Figure scripts
☆ ☆ ☆ ☆ ☆

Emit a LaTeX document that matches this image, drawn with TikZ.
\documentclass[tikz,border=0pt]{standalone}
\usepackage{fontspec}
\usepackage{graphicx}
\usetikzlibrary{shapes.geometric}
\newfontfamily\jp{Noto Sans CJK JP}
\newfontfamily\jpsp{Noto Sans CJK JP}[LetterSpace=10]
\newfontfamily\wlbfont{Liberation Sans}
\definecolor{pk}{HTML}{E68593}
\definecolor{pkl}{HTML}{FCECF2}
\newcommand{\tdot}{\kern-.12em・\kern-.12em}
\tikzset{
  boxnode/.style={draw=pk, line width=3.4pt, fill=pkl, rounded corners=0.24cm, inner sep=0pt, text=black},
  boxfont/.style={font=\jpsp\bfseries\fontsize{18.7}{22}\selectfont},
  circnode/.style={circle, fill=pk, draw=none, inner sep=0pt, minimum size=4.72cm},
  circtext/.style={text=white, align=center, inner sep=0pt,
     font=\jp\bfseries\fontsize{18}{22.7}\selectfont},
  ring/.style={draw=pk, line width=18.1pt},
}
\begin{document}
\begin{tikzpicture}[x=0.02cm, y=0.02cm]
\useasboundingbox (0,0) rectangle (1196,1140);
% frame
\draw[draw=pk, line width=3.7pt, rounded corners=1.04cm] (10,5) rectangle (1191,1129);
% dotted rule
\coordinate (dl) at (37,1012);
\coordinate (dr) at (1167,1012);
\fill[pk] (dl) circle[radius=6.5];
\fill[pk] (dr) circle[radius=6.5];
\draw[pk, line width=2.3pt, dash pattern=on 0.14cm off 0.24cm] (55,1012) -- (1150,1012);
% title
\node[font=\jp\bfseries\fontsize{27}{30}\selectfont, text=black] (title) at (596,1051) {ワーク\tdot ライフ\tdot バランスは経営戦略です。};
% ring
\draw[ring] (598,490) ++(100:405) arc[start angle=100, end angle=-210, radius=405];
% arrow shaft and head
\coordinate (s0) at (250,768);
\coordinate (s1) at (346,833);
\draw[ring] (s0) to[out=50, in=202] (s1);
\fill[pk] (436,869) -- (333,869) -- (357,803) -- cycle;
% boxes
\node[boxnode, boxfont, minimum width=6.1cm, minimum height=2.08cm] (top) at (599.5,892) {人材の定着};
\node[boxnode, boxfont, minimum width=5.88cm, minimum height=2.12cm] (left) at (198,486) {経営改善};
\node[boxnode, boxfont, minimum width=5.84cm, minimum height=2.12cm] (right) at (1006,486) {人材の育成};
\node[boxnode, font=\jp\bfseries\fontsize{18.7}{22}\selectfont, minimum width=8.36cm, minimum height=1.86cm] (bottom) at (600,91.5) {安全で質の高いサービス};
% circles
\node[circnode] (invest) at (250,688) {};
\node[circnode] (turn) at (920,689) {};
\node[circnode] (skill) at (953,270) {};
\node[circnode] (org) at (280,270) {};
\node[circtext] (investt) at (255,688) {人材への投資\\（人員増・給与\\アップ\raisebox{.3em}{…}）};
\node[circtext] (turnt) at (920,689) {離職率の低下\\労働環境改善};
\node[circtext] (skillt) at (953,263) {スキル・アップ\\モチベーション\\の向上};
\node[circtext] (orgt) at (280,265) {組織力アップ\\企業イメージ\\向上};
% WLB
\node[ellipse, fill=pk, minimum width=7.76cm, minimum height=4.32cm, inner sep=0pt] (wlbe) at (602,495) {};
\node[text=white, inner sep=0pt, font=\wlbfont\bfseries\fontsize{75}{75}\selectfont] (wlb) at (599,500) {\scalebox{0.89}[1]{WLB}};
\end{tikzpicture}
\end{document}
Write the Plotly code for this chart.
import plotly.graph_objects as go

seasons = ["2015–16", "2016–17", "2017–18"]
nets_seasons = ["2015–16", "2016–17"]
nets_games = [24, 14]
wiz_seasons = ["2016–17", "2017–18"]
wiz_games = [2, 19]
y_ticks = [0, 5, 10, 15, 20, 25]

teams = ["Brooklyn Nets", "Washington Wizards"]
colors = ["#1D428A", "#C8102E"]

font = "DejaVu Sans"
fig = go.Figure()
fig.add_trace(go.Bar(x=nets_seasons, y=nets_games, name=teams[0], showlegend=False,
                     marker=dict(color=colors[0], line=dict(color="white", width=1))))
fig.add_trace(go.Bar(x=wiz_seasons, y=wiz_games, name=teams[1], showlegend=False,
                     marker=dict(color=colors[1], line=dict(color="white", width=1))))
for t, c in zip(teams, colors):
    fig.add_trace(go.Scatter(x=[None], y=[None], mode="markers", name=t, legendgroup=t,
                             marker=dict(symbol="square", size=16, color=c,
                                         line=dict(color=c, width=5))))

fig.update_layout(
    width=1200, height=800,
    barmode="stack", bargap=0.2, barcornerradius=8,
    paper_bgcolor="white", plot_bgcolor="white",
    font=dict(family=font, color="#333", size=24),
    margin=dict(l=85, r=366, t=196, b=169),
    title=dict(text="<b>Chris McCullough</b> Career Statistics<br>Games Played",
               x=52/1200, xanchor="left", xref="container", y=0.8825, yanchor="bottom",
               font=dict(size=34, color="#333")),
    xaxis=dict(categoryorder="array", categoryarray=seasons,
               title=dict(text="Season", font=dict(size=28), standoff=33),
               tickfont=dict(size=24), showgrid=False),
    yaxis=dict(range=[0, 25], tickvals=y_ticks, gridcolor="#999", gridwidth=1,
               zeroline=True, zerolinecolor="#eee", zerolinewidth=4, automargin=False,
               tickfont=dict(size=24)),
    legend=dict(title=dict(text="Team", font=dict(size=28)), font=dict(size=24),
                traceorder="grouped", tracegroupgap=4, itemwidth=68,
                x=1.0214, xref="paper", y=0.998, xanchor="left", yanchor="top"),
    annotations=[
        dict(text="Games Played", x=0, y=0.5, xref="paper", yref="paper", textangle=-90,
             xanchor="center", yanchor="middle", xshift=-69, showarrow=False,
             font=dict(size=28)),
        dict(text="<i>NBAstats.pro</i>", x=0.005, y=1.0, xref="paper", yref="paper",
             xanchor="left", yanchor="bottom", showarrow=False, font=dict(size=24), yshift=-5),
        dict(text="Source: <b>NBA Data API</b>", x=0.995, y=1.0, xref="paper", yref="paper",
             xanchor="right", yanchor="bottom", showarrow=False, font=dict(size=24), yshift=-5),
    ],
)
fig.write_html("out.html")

☆ ☆ ☆ ☆ ☆

Your task
Go back to the listing above and please repeat it exactly.

Result
Emit a LaTeX document that matches this image, drawn with TikZ.
\documentclass[tikz,border=0pt]{standalone}
\usepackage{fontspec}
\usepackage{graphicx}
\usetikzlibrary{shapes.geometric}
\newfontfamily\jp{Noto Sans CJK JP}
\newfontfamily\jpsp{Noto Sans CJK JP}[LetterSpace=10]
\newfontfamily\wlbfont{Liberation Sans}
\definecolor{pk}{HTML}{E68593}
\definecolor{pkl}{HTML}{FCECF2}
\newcommand{\tdot}{\kern-.12em・\kern-.12em}
\tikzset{
  boxnode/.style={draw=pk, line width=3.4pt, fill=pkl, rounded corners=0.24cm, inner sep=0pt, text=black},
  boxfont/.style={font=\jpsp\bfseries\fontsize{18.7}{22}\selectfont},
  circnode/.style={circle, fill=pk, draw=none, inner sep=0pt, minimum size=4.72cm},
  circtext/.style={text=white, align=center, inner sep=0pt,
     font=\jp\bfseries\fontsize{18}{22.7}\selectfont},
  ring/.style={draw=pk, line width=18.1pt},
}
\begin{document}
\begin{tikzpicture}[x=0.02cm, y=0.02cm]
\useasboundingbox (0,0) rectangle (1196,1140);
% frame
\draw[draw=pk, line width=3.7pt, rounded corners=1.04cm] (10,5) rectangle (1191,1129);
% dotted rule
\coordinate (dl) at (37,1012);
\coordinate (dr) at (1167,1012);
\fill[pk] (dl) circle[radius=6.5];
\fill[pk] (dr) circle[radius=6.5];
\draw[pk, line width=2.3pt, dash pattern=on 0.14cm off 0.24cm] (55,1012) -- (1150,1012);
% title
\node[font=\jp\bfseries\fontsize{27}{30}\selectfont, text=black] (title) at (596,1051) {ワーク\tdot ライフ\tdot バランスは経営戦略です。};
% ring
\draw[ring] (598,490) ++(100:405) arc[start angle=100, end angle=-210, radius=405];
% arrow shaft and head
\coordinate (s0) at (250,768);
\coordinate (s1) at (346,833);
\draw[ring] (s0) to[out=50, in=202] (s1);
\fill[pk] (436,869) -- (333,869) -- (357,803) -- cycle;
% boxes
\node[boxnode, boxfont, minimum width=6.1cm, minimum height=2.08cm] (top) at (599.5,892) {人材の定着};
\node[boxnode, boxfont, minimum width=5.88cm, minimum height=2.12cm] (left) at (198,486) {経営改善};
\node[boxnode, boxfont, minimum width=5.84cm, minimum height=2.12cm] (right) at (1006,486) {人材の育成};
\node[boxnode, font=\jp\bfseries\fontsize{18.7}{22}\selectfont, minimum width=8.36cm, minimum height=1.86cm] (bottom) at (600,91.5) {安全で質の高いサービス};
% circles
\node[circnode] (invest) at (250,688) {};
\node[circnode] (turn) at (920,689) {};
\node[circnode] (skill) at (953,270) {};
\node[circnode] (org) at (280,270) {};
\node[circtext] (investt) at (255,688) {人材への投資\\（人員増・給与\\アップ\raisebox{.3em}{…}）};
\node[circtext] (turnt) at (920,689) {離職率の低下\\労働環境改善};
\node[circtext] (skillt) at (953,263) {スキル・アップ\\モチベーション\\の向上};
\node[circtext] (orgt) at (280,265) {組織力アップ\\企業イメージ\\向上};
% WLB
\node[ellipse, fill=pk, minimum width=7.76cm, minimum height=4.32cm, inner sep=0pt] (wlbe) at (602,495) {};
\node[text=white, inner sep=0pt, font=\wlbfont\bfseries\fontsize{75}{75}\selectfont] (wlb) at (599,500) {\scalebox{0.89}[1]{WLB}};
\end{tikzpicture}
\end{document}
Write the Plotly code for this chart.
import plotly.graph_objects as go

seasons = ["2015–16", "2016–17", "2017–18"]
nets_seasons = ["2015–16", "2016–17"]
nets_games = [24, 14]
wiz_seasons = ["2016–17", "2017–18"]
wiz_games = [2, 19]
y_ticks = [0, 5, 10, 15, 20, 25]

teams = ["Brooklyn Nets", "Washington Wizards"]
colors = ["#1D428A", "#C8102E"]

font = "DejaVu Sans"
fig = go.Figure()
fig.add_trace(go.Bar(x=nets_seasons, y=nets_games, name=teams[0], showlegend=False,
                     marker=dict(color=colors[0], line=dict(color="white", width=1))))
fig.add_trace(go.Bar(x=wiz_seasons, y=wiz_games, name=teams[1], showlegend=False,
                     marker=dict(color=colors[1], line=dict(color="white", width=1))))
for t, c in zip(teams, colors):
    fig.add_trace(go.Scatter(x=[None], y=[None], mode="markers", name=t, legendgroup=t,
                             marker=dict(symbol="square", size=16, color=c,
                                         line=dict(color=c, width=5))))

fig.update_layout(
    width=1200, height=800,
    barmode="stack", bargap=0.2, barcornerradius=8,
    paper_bgcolor="white", plot_bgcolor="white",
    font=dict(family=font, color="#333", size=24),
    margin=dict(l=85, r=366, t=196, b=169),
    title=dict(text="<b>Chris McCullough</b> Career Statistics<br>Games Played",
               x=52/1200, xanchor="left", xref="container", y=0.8825, yanchor="bottom",
               font=dict(size=34, color="#333")),
    xaxis=dict(categoryorder="array", categoryarray=seasons,
               title=dict(text="Season", font=dict(size=28), standoff=33),
               tickfont=dict(size=24), showgrid=False),
    yaxis=dict(range=[0, 25], tickvals=y_ticks, gridcolor="#999", gridwidth=1,
               zeroline=True, zerolinecolor="#eee", zerolinewidth=4, automargin=False,
               tickfont=dict(size=24)),
    legend=dict(title=dict(text="Team", font=dict(size=28)), font=dict(size=24),
                traceorder="grouped", tracegroupgap=4, itemwidth=68,
                x=1.0214, xref="paper", y=0.998, xanchor="left", yanchor="top"),
    annotations=[
        dict(text="Games Played", x=0, y=0.5, xref="paper", yref="paper", textangle=-90,
             xanchor="center", yanchor="middle", xshift=-69, showarrow=False,
             font=dict(size=28)),
        dict(text="<i>NBAstats.pro</i>", x=0.005, y=1.0, xref="paper", yref="paper",
             xanchor="left", yanchor="bottom", showarrow=False, font=dict(size=24), yshift=-5),
        dict(text="Source: <b>NBA Data API</b>", x=0.995, y=1.0, xref="paper", yref="paper",
             xanchor="right", yanchor="bottom", showarrow=False, font=dict(size=24), yshift=-5),
    ],
)
fig.write_html("out.html")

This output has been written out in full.